I’m not sure what the solution here is, but I’m interested in finding one. I’m working on a novel, sure, but I don’t think I’ll ever stop writing stories. And I’ll be forever grateful for the literary-magazine editors out there, not only the ones who published my fiction but also the ones who sent me shitty, mis-cut semi-squares of paper with smeared inkjet rejection messages. The six who published me, you gave me the other thing a writer wants, which is a feeling of legitimacy, of community. The 90-plus who didn’t, you made me want to try harder. And maybe that’s also what this process is about? You probably wouldn’t get any good at something if you could succeed at it immediately. Imagine if you wrote something and everyone you showed it to said, “Wonderful! Let’s share it with the world!” You’d have no impetus to get better at it. So while I think there’s something deeply flawed with the goals and reach of our once and current gatekeeper system, I don’t think having such a system is necessarily bad.

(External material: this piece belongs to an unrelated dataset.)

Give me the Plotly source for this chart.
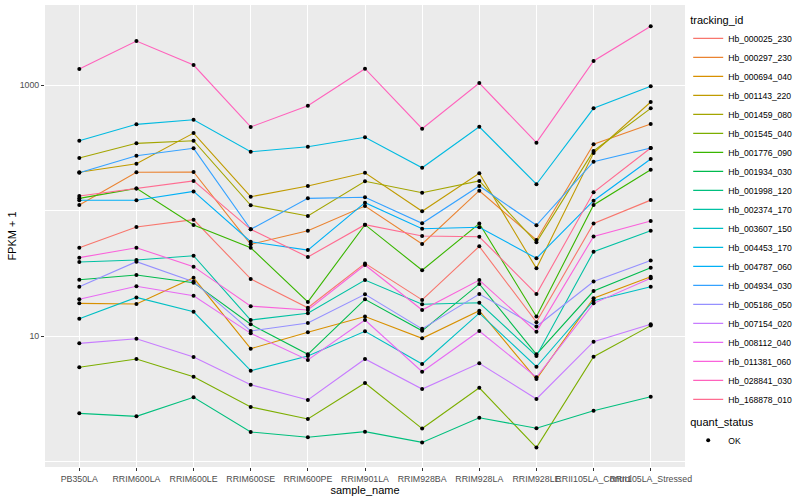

Next week, I’ll talk more about legitimacy, as well as the ever-looming spectre of Self-Publishing. The idea of DIY carries a completely different weight within the worlds of literature, film, comedy, and music, and it’s one most writers I know are constantly wrestling with. In the meantime, let me know: when’s the last time you read a short story? And where did you read it?

CORRECTION: The original version of this post contained a non-fact about Glimmer Train, saying that it charged for standard (non-contest) submissions. This was an error on my part, and I apologize. Glimmer Train does not charge for submissions during January, April, July, and October, and they will actually PAY $700 for accepted standard submissions. Sounds good, and again: I apologize for not having my facts straight.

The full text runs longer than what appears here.